### Provided records
• • • • •

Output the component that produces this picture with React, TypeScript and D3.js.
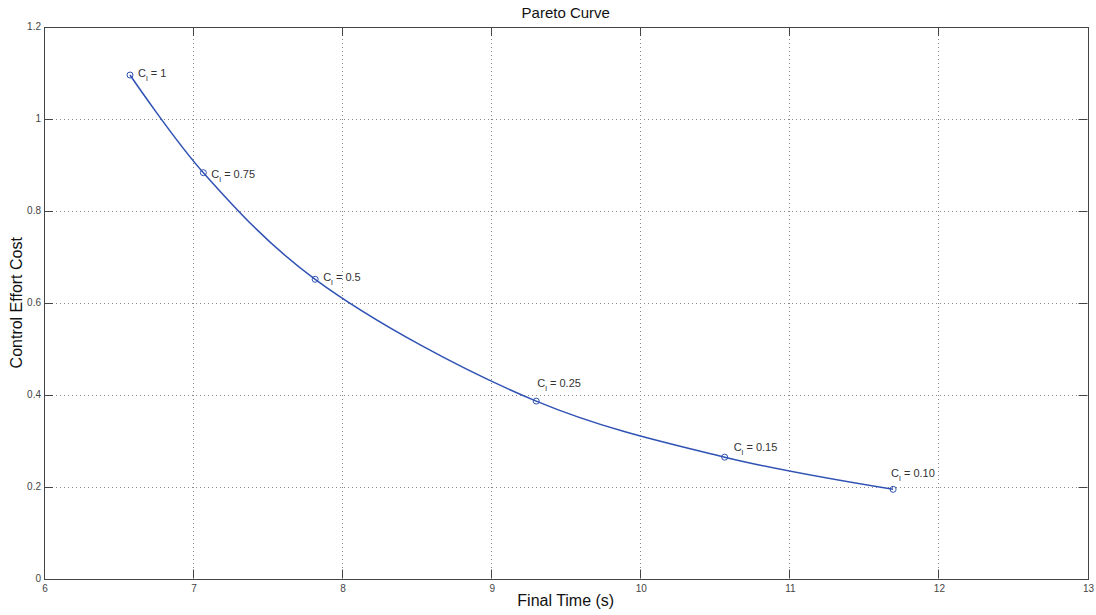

• • • • •

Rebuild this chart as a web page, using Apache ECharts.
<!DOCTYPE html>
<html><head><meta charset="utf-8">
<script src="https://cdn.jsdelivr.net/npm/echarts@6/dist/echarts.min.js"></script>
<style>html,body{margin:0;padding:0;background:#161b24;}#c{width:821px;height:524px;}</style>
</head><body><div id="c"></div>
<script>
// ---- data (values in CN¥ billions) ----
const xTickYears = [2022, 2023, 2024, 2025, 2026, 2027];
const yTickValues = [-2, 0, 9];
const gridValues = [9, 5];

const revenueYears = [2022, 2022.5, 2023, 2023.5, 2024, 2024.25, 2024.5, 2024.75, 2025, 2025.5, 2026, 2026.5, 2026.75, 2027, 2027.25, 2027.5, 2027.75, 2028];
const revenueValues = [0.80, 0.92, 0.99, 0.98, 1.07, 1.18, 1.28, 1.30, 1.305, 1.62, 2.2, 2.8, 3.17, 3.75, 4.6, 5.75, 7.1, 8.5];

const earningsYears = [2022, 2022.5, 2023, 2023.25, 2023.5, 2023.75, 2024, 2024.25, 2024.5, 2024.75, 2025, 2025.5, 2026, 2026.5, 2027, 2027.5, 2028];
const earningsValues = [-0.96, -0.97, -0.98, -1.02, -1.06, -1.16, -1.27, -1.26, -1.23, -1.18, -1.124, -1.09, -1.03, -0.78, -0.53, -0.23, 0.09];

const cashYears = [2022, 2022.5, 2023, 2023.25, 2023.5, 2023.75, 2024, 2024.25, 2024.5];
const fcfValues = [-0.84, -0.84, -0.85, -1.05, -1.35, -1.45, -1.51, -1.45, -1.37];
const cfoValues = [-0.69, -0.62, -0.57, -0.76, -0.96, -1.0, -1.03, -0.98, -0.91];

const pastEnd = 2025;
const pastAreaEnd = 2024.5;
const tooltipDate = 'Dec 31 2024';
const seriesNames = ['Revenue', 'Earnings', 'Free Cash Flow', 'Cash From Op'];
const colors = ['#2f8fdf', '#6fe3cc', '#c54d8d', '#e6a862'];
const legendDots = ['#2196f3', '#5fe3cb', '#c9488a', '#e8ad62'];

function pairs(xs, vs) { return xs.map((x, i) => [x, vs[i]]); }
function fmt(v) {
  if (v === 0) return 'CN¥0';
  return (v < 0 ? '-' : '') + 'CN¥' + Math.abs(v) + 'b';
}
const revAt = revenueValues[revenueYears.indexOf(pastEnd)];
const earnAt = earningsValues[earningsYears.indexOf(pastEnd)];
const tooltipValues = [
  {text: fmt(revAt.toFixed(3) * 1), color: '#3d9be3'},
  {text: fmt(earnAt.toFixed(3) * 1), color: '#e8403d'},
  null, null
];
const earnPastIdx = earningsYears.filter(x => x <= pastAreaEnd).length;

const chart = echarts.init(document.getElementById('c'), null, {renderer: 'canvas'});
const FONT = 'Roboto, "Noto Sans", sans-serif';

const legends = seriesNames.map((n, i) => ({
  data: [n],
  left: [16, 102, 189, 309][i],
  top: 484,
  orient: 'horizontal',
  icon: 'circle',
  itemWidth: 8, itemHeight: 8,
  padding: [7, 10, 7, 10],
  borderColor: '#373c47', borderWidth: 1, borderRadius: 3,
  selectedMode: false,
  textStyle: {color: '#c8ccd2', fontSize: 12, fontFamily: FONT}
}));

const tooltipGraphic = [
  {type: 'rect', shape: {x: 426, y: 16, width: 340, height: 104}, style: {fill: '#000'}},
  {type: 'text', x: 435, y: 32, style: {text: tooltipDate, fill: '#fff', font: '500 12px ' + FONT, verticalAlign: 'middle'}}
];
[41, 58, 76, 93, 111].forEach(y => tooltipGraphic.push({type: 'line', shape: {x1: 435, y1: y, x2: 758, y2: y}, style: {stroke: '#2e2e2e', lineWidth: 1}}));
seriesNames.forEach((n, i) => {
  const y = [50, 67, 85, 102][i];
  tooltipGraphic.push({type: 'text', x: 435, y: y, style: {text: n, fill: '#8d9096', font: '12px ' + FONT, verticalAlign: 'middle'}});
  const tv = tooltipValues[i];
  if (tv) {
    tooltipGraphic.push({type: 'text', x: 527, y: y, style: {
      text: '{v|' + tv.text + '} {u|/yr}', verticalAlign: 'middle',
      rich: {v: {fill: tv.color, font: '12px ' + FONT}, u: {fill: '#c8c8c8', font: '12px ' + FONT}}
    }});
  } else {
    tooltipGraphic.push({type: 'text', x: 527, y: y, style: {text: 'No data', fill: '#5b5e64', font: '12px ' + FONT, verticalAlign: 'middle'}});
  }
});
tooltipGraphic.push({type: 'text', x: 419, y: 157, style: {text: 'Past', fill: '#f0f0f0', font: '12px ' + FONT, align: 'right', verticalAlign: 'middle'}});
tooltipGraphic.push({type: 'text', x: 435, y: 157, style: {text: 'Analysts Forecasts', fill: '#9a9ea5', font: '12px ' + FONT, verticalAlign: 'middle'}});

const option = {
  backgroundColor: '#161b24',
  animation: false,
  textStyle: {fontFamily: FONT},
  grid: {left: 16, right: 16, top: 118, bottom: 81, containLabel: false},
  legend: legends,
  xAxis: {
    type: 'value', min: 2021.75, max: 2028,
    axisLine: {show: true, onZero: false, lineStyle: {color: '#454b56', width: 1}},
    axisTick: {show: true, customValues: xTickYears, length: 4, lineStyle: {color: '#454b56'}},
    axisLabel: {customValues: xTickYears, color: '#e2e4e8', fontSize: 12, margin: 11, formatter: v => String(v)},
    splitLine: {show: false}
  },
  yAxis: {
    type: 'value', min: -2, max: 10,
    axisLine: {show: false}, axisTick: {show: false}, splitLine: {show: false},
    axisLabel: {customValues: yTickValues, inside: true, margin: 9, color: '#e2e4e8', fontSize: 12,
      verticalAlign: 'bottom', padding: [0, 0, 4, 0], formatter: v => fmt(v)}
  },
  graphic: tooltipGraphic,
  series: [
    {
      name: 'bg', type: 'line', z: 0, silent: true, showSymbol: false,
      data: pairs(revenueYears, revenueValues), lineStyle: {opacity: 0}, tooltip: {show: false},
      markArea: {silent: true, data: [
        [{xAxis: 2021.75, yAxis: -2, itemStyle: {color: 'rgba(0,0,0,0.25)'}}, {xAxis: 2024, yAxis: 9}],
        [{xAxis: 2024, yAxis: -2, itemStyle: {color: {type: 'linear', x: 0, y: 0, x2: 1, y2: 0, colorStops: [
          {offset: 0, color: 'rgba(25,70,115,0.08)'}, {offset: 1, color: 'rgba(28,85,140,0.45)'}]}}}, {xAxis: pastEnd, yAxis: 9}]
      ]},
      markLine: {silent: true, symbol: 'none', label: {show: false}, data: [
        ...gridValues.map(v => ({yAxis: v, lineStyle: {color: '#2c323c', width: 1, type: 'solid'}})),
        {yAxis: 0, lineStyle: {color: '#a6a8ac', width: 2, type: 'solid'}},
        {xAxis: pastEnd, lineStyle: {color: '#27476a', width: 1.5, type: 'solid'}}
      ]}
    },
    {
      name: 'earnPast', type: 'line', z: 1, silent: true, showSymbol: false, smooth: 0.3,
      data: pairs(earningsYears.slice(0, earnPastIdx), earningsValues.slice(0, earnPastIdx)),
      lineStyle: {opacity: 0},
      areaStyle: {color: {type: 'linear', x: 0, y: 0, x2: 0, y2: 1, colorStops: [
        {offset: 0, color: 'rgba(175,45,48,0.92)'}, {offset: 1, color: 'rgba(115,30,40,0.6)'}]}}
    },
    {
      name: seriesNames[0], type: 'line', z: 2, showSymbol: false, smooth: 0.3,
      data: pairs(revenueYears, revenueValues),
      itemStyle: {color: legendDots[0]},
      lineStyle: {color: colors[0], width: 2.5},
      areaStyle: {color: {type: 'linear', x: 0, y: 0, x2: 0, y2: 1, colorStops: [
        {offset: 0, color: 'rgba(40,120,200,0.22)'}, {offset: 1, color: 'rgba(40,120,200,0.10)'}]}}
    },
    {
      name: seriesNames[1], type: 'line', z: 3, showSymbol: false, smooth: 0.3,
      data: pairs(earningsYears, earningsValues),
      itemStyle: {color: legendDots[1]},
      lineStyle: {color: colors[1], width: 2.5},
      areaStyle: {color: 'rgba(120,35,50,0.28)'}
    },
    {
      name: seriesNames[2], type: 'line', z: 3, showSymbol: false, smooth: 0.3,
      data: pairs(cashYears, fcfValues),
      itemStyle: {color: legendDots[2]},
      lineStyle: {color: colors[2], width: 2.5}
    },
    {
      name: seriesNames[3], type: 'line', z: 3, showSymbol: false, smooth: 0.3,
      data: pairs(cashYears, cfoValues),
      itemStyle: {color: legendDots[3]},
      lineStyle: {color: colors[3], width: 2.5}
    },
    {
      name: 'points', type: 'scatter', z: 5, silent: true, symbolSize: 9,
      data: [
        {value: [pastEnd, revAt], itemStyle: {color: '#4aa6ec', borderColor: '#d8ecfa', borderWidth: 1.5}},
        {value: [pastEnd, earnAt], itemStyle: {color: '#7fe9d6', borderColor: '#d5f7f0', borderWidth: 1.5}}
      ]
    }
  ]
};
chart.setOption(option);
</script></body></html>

• • • • •

### The exercise
Set down, without any change, only the lines from the line that holds "Rebuild this chart" through the line that holds "const gridValues = [9, 5];", both lines included.

### Response below
Rebuild this chart as a web page, using Apache ECharts.
<!DOCTYPE html>
<html><head><meta charset="utf-8">
<script src="https://cdn.jsdelivr.net/npm/echarts@6/dist/echarts.min.js"></script>
<style>html,body{margin:0;padding:0;background:#161b24;}#c{width:821px;height:524px;}</style>
</head><body><div id="c"></div>
<script>
// ---- data (values in CN¥ billions) ----
const xTickYears = [2022, 2023, 2024, 2025, 2026, 2027];
const yTickValues = [-2, 0, 9];
const gridValues = [9, 5];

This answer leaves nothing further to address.